Task data ::

## BEGIN

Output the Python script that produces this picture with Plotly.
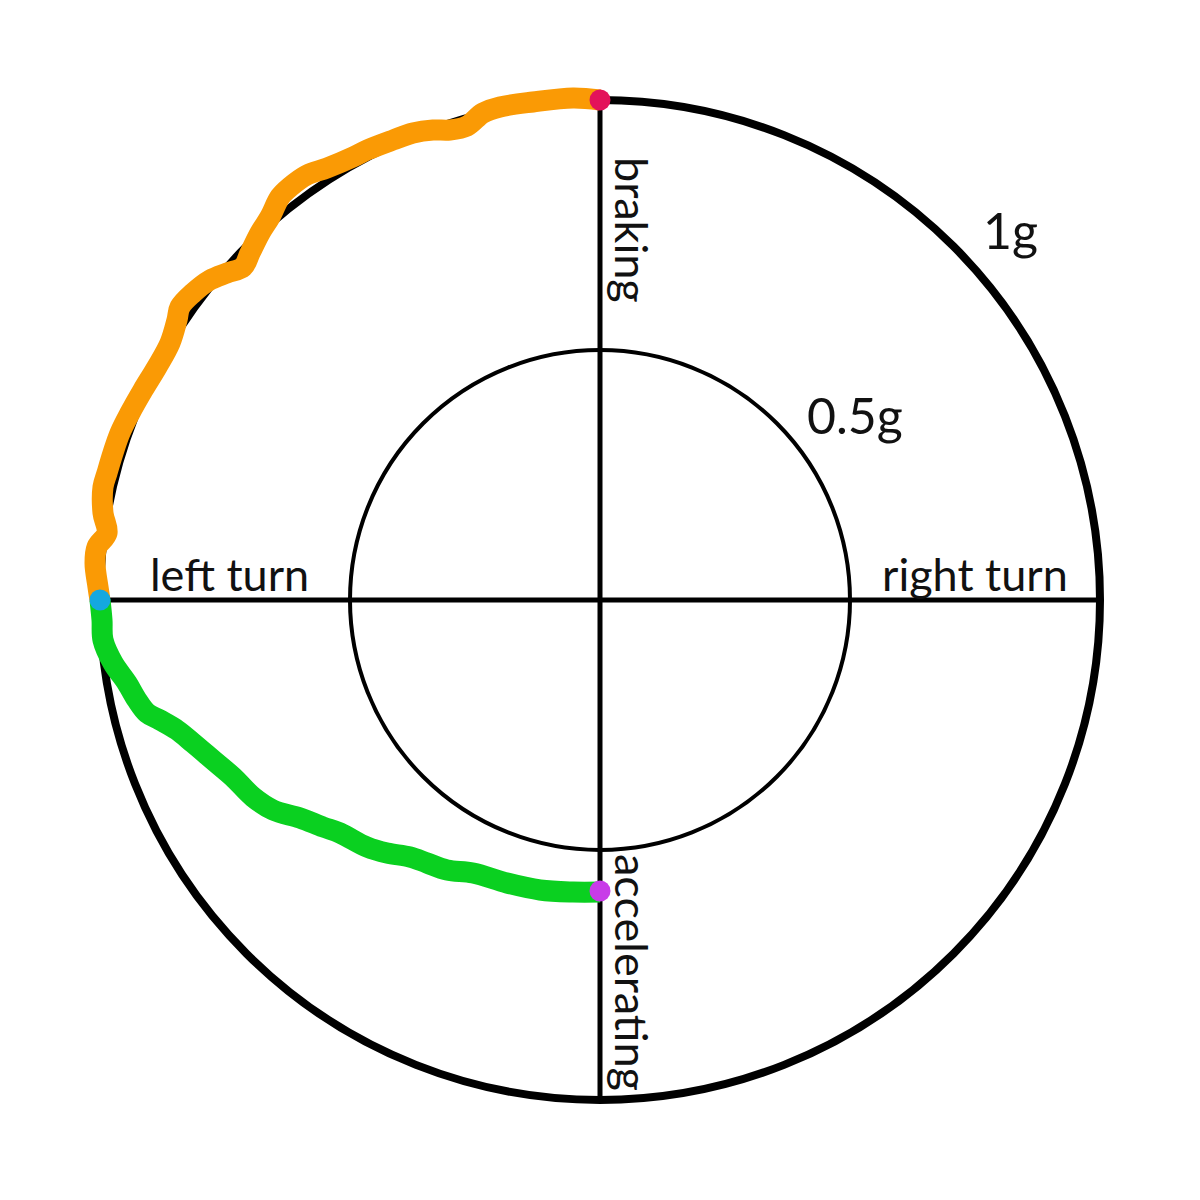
import plotly.graph_objects as go

# Friction circle rings (g)
ring_radii = [1.0, 0.5]
ring_widths = [8, 4]
ring_labels = ["1g", "0.5g"]
ring_label_x = [0.82, 0.51]
ring_label_y = [0.74, 0.37]

# Axis labels
axis_labels = ["left turn", "right turn", "braking", "accelerating"]
axis_label_x = [-0.742, 0.75, 0.064, 0.064]
axis_label_y = [0.052, 0.052, 0.74, -0.744]
axis_label_angle = [0, 0, 90, 90]

# Braking into left turn (lateral g, longitudinal g)
brake_x = [0, -0.054, -0.134, -0.2, -0.234, -0.266, -0.3, -0.334, -0.374, -0.414,
           -0.466, -0.494, -0.546, -0.586, -0.62, -0.64, -0.66, -0.68, -0.7, -0.714,
           -0.746, -0.78, -0.814, -0.84, -0.846, -0.86, -0.886, -0.914, -0.94, -0.96,
           -0.974, -0.986, -0.994, -0.994, -0.986, -1.006, -1.01, -1.004, -1.0]
brake_y = [1.0, 1.004, 0.996, 0.986, 0.974, 0.948, 0.94, 0.94, 0.934, 0.92,
           0.9, 0.886, 0.864, 0.85, 0.826, 0.806, 0.766, 0.734, 0.694, 0.666,
           0.654, 0.64, 0.614, 0.586, 0.56, 0.514, 0.466, 0.42, 0.374, 0.334,
           0.294, 0.254, 0.226, 0.174, 0.134, 0.106, 0.074, 0.026, 0.0]

# Accelerating out of left turn
accel_x = [-1.0, -0.996, -0.994, -0.974, -0.946, -0.926, -0.906, -0.88, -0.846,
           -0.814, -0.774, -0.734, -0.694, -0.654, -0.6, -0.554, -0.52, -0.466,
           -0.426, -0.38, -0.346, -0.306, -0.254, -0.186, -0.12, -0.054, 0]
accel_y = [0, -0.04, -0.08, -0.126, -0.166, -0.2, -0.226, -0.24, -0.26,
           -0.286, -0.32, -0.354, -0.394, -0.42, -0.436, -0.454, -0.466, -0.494,
           -0.506, -0.514, -0.526, -0.54, -0.546, -0.566, -0.58, -0.584, -0.584]

# Key points
pt_x = [0, -1.0, 0]
pt_y = [1.0, 0.0, -0.582]
pt_colors = ["#E3125A", "#14A8E0", "#C83CE8"]

fig = go.Figure()

shapes = []
for r, w in zip(ring_radii, ring_widths):
    shapes.append(dict(type="circle", xref="x", yref="y", x0=-r, y0=-r, x1=r, y1=r,
                       line=dict(color="black", width=w), layer="below"))
R = ring_radii[0]
shapes.append(dict(type="line", xref="x", yref="y", x0=-R, y0=0, x1=R, y1=0,
                   line=dict(color="black", width=5), layer="below"))
shapes.append(dict(type="line", xref="x", yref="y", x0=0, y0=-R, x1=0, y1=R,
                   line=dict(color="black", width=5), layer="below"))

fig.add_trace(go.Scatter(x=brake_x, y=brake_y, mode="lines",
                         line=dict(color="#FA9A05", width=21, shape="spline"),
                         hoverinfo="skip", showlegend=False))
fig.add_trace(go.Scatter(x=accel_x, y=accel_y, mode="lines",
                         line=dict(color="#0AD020", width=21, shape="spline"),
                         hoverinfo="skip", showlegend=False))
fig.add_trace(go.Scatter(x=pt_x, y=pt_y, mode="markers",
                         marker=dict(color=pt_colors, size=21, line=dict(width=0)),
                         hoverinfo="skip", showlegend=False))

annotations = []
for t, x, y in zip(ring_labels, ring_label_x, ring_label_y):
    annotations.append(dict(text=t, x=x, y=y, xref="x", yref="y", showarrow=False,
                            font=dict(family="Lato", size=50, color="#111111")))
for t, x, y, a in zip(axis_labels, axis_label_x, axis_label_y, axis_label_angle):
    annotations.append(dict(text=t, x=x, y=y, xref="x", yref="y", showarrow=False,
                            textangle=a,
                            font=dict(family="Lato", size=45, color="#111111")))

# page body margin offset (8 px) compensated in the axis ranges
off = 8 / 500
fig.update_layout(
    width=1200, height=1200,
    margin=dict(l=0, r=0, t=0, b=0),
    paper_bgcolor="white", plot_bgcolor="white",
    xaxis=dict(range=[-1.2 + off, 1.2 + off], visible=False, fixedrange=True),
    yaxis=dict(range=[-1.2 - off, 1.2 - off], visible=False, fixedrange=True),
    shapes=shapes, annotations=annotations,
)

fig.write_html("out.html")
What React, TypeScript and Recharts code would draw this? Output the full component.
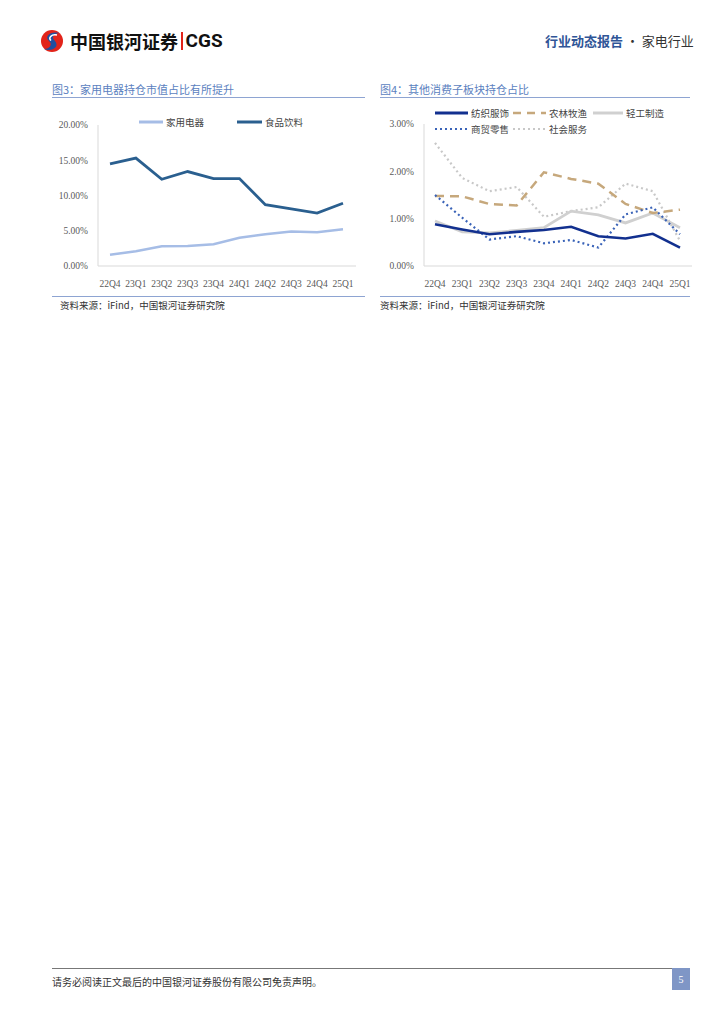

## END

Brief ::
Give again exactly the lines running from the beginning of the material above through the line that contains "ring_label_y = [0.74, 0.37]", and leave out every picture.

Expected answer ::
Output the Python script that produces this picture with Plotly.
import plotly.graph_objects as go

# Friction circle rings (g)
ring_radii = [1.0, 0.5]
ring_widths = [8, 4]
ring_labels = ["1g", "0.5g"]
ring_label_x = [0.82, 0.51]
ring_label_y = [0.74, 0.37]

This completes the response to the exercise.